Researchers have determined that even though beans and rice are often eaten together, it is the beans that offer the highest level of protection against developing type 2 diabetes.

The study, which was conducted in Costa Rica, involved gathering data from some 2,000 individuals which took a look at risk factors for certain diseases, mainly heart disease and diabetes. Between 1994 and 2004, scientists discovered that those individuals who regularly substituted beans for white rice experienced a reduction in the risk of symptoms which lead to diabetes. The drop was a whopping 35 percent.

The findings of the study were published in the American Journal of Clinical Nutrition.

“Rice is very easily converted into sugar by the body,” said research team member Frank Hu. “It's very highly processed. It's pure starch and starch is a long chain of glucose.”

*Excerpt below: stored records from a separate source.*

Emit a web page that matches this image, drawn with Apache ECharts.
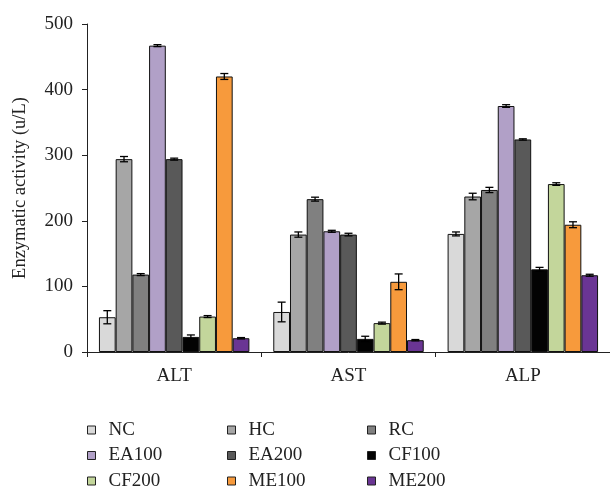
<!DOCTYPE html>
<html><head><meta charset="utf-8">
<script src="https://cdn.jsdelivr.net/npm/echarts@6/dist/echarts.min.js"></script>
<style>html,body{margin:0;padding:0;background:#fff}#c{width:610px;height:489px}</style>
</head><body><div id="c"></div>
<script>
const categories = ['ALT', 'AST', 'ALP'];
const seriesNames = ['NC', 'HC', 'RC', 'EA100', 'EA200', 'CF100', 'CF200', 'ME100', 'ME200'];
const NC    = [53, 61, 180];
const HC    = [294, 179, 237];
const RC    = [118, 233, 247];
const EA100 = [467, 184, 375];
const EA200 = [294, 179, 324];
const CF100 = [23, 20, 126];
const CF200 = [54, 44, 256];
const ME100 = [420, 107, 194];
const ME200 = [21, 18, 117];
const NC_err    = [10, 15, 3];
const HC_err    = [4, 4, 5];
const RC_err    = [1.5, 3, 4];
const EA100_err = [1.5, 1.5, 2];
const EA200_err = [1.5, 2, 1];
const CF100_err = [3, 4, 3];
const CF200_err = [1.5, 1.5, 2];
const ME100_err = [4.5, 12, 4.5];
const ME200_err = [1, 1, 1.5];
const yTicks = [0, 100, 200, 300, 400, 500];

const values = [NC, HC, RC, EA100, EA200, CF100, CF200, ME100, ME200];
const errors = [NC_err, HC_err, RC_err, EA100_err, EA200_err, CF100_err, CF200_err, ME100_err, ME200_err];
const colors = ['#d9d9d9', '#a6a6a6', '#808080', '#b1a0c7', '#595959', '#030303', '#c3d69b', '#f79a3c', '#6a3594'];
const catGap = 0.137;
const font = '"Liberation Serif", "Times New Roman", serif';

const series = [];
seriesNames.forEach((n, i) => {
  series.push({
    name: n, type: 'bar', data: values[i],
    barGap: '0%', barCategoryGap: (catGap * 100) + '%',
    itemStyle: { color: colors[i], borderColor: '#111', borderWidth: 1 },
    z: 2
  });
});
seriesNames.forEach((n, i) => {
  series.push({
    type: 'custom', z: 5, silent: true,
    data: values[i].map((v, k) => [k, v, errors[i][k]]),
    renderItem: function (params, api) {
      const k = api.value(0), v = api.value(1), e = api.value(2);
      const band = api.size([1, 0])[0];
      const bw = band * (1 - catGap) / seriesNames.length;
      const cx = api.coord([k, 0])[0] - band * (1 - catGap) / 2 + (i + 0.5) * bw;
      const yt = api.coord([k, v + e])[1];
      const yb = api.coord([k, v - e])[1];
      const cap = 4;
      const st = { stroke: '#000', lineWidth: 1.3 };
      return { type: 'group', children: [
        { type: 'line', shape: { x1: cx, y1: yt, x2: cx, y2: yb }, style: st },
        { type: 'line', shape: { x1: cx - cap, y1: yt, x2: cx + cap, y2: yt }, style: st },
        { type: 'line', shape: { x1: cx - cap, y1: yb, x2: cx + cap, y2: yb }, style: st }
      ]};
    }
  });
});

// legend layout: 3 columns x 3 rows
const legendOrder = ['NC', 'HC', 'RC', 'EA100', 'EA200', 'CF100', 'CF200', 'ME100', 'ME200'];
const colLeft = [87, 227, 367];
const rowTop = [420, 445.5, 471];
const legends = legendOrder.map((n, idx) => ({
  left: colLeft[idx % 3], top: rowTop[Math.floor(idx / 3)],
  data: [n], itemWidth: 8, itemHeight: 8, padding: 0,
  icon: 'rect',
  itemStyle: { borderColor: '#222', borderWidth: 1 },
  textStyle: { fontFamily: font, fontSize: 19, color: '#222', lineHeight: 20, padding: [0, 0, 0, 8] },
  selectedMode: false
}));

const chart = echarts.init(document.getElementById('c'), null, { renderer: 'canvas' });
chart.setOption({
  animation: false,
  backgroundColor: '#fff',
  grid: { left: 87, right: -2, top: 24, bottom: 137, containLabel: false },
  legend: legends,
  xAxis: {
    type: 'category', data: categories,
    axisLine: { lineStyle: { color: '#222', width: 1 } },
    axisTick: { show: true, alignWithLabel: false, length: 5, lineStyle: { color: '#222' } },
    axisLabel: { fontFamily: font, fontSize: 19, color: '#222', margin: 15 }
  },
  yAxis: {
    type: 'value', min: yTicks[0], max: yTicks[yTicks.length - 1], interval: 100,
    name: 'Enzymatic activity (u/L)', nameLocation: 'middle', nameGap: 57,
    nameTextStyle: { fontFamily: font, fontSize: 18.5, color: '#222' },
    axisLine: { show: true, lineStyle: { color: '#222', width: 1 } },
    axisTick: { show: true, length: 5, lineStyle: { color: '#222' } },
    axisLabel: { fontFamily: font, fontSize: 19, color: '#222', margin: 14 },
    splitLine: { show: false }
  },
  series: series
});
</script></body></html>
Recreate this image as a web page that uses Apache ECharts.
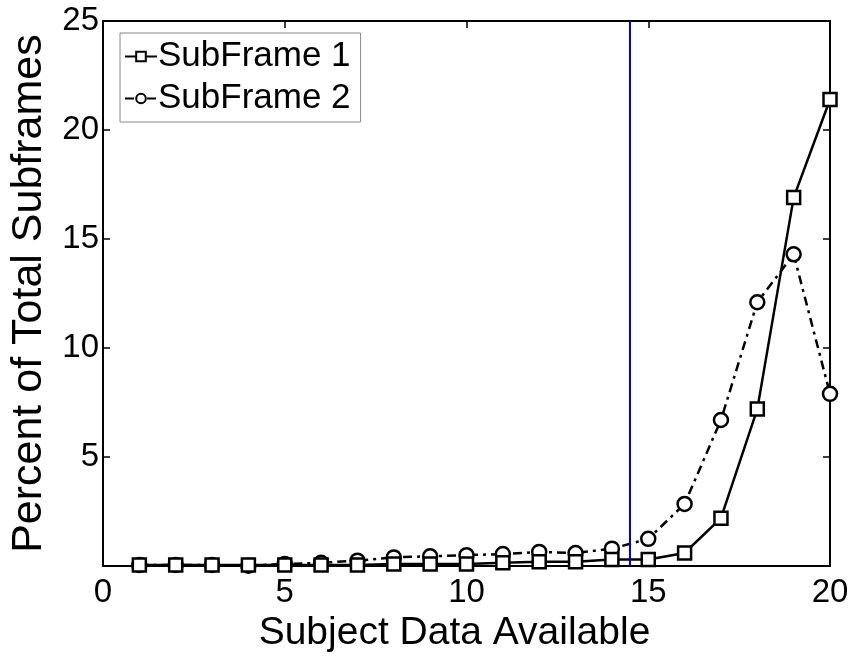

The news is of special interest to Costa Rica since many have moved from eating beans and have started consuming more rice. This change was brought forth by a change in the country's economics as more inhabitants have become wealthy and have replaced their urban diets with pricier food options.

Hu added: “Beans, compared with rice, contain much more fiber, certainly more protein and they typically have a lower glycemic index- meaning they induce much lower insulin responses.”

Experts believe that a large majority of the soaring number of diabetics in Costa Rica can be blamed on the increased consumption of white rice.